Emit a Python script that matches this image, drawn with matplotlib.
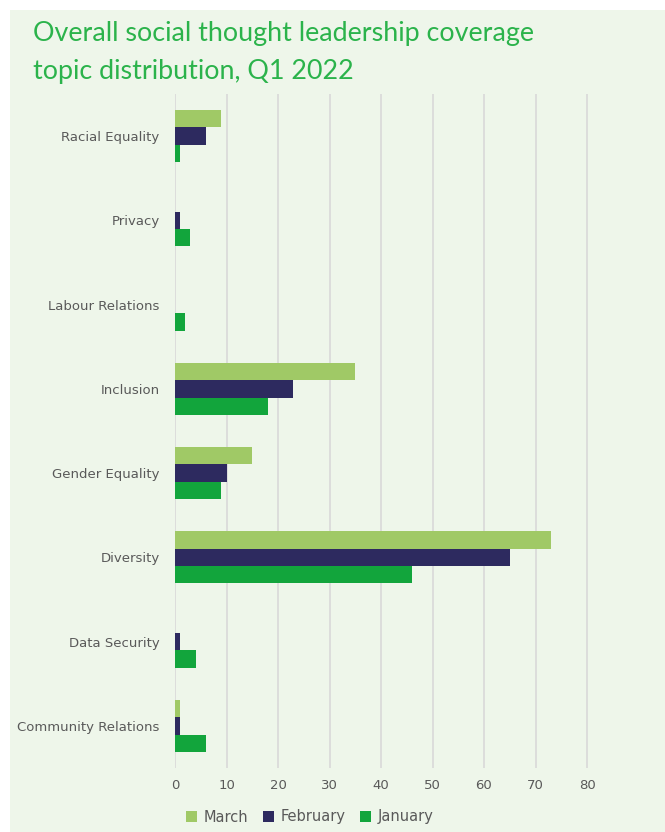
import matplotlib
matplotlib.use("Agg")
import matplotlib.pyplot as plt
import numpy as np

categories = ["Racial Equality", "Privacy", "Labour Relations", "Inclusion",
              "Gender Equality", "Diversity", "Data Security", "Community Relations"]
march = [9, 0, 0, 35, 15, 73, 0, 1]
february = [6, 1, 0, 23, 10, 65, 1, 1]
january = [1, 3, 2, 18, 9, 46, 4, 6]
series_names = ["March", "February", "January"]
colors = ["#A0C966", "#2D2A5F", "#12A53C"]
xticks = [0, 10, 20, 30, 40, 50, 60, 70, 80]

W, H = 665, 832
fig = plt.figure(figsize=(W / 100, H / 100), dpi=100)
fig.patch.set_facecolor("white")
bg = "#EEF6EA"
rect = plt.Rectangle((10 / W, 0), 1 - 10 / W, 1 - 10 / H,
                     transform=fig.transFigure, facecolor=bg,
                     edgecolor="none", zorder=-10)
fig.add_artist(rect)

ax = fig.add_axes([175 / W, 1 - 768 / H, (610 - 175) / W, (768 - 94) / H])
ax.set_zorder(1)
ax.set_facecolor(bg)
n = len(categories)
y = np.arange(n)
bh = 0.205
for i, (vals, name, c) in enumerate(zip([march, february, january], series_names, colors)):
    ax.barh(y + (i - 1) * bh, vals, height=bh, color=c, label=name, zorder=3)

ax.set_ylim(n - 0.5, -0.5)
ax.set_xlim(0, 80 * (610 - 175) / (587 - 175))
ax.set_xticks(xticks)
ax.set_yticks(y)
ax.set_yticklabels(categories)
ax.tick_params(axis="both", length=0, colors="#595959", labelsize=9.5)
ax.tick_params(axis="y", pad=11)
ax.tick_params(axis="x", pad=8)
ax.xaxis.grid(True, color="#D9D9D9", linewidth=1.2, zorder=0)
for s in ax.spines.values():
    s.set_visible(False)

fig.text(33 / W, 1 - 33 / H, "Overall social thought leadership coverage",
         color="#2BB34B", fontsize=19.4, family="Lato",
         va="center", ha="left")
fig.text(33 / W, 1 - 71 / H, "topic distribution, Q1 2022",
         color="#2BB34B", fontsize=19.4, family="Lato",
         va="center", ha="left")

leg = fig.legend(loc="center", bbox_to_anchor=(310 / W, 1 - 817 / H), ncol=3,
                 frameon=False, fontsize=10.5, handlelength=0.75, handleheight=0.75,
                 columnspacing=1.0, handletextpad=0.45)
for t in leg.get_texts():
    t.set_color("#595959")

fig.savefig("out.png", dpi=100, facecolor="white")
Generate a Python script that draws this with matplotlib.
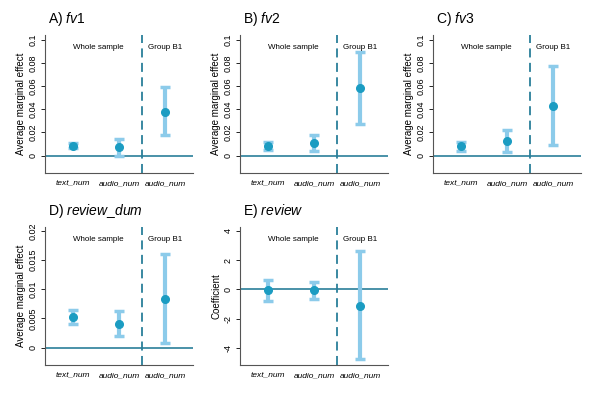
************
[Problem to work on] Take the records above from their first line through the line with "import numpy as np" and set those lines down word for word, minus the pictures.

[Complete output]
Emit a Python script that matches this image, drawn with matplotlib.
import matplotlib
matplotlib.use("Agg")
import matplotlib.pyplot as plt
import numpy as np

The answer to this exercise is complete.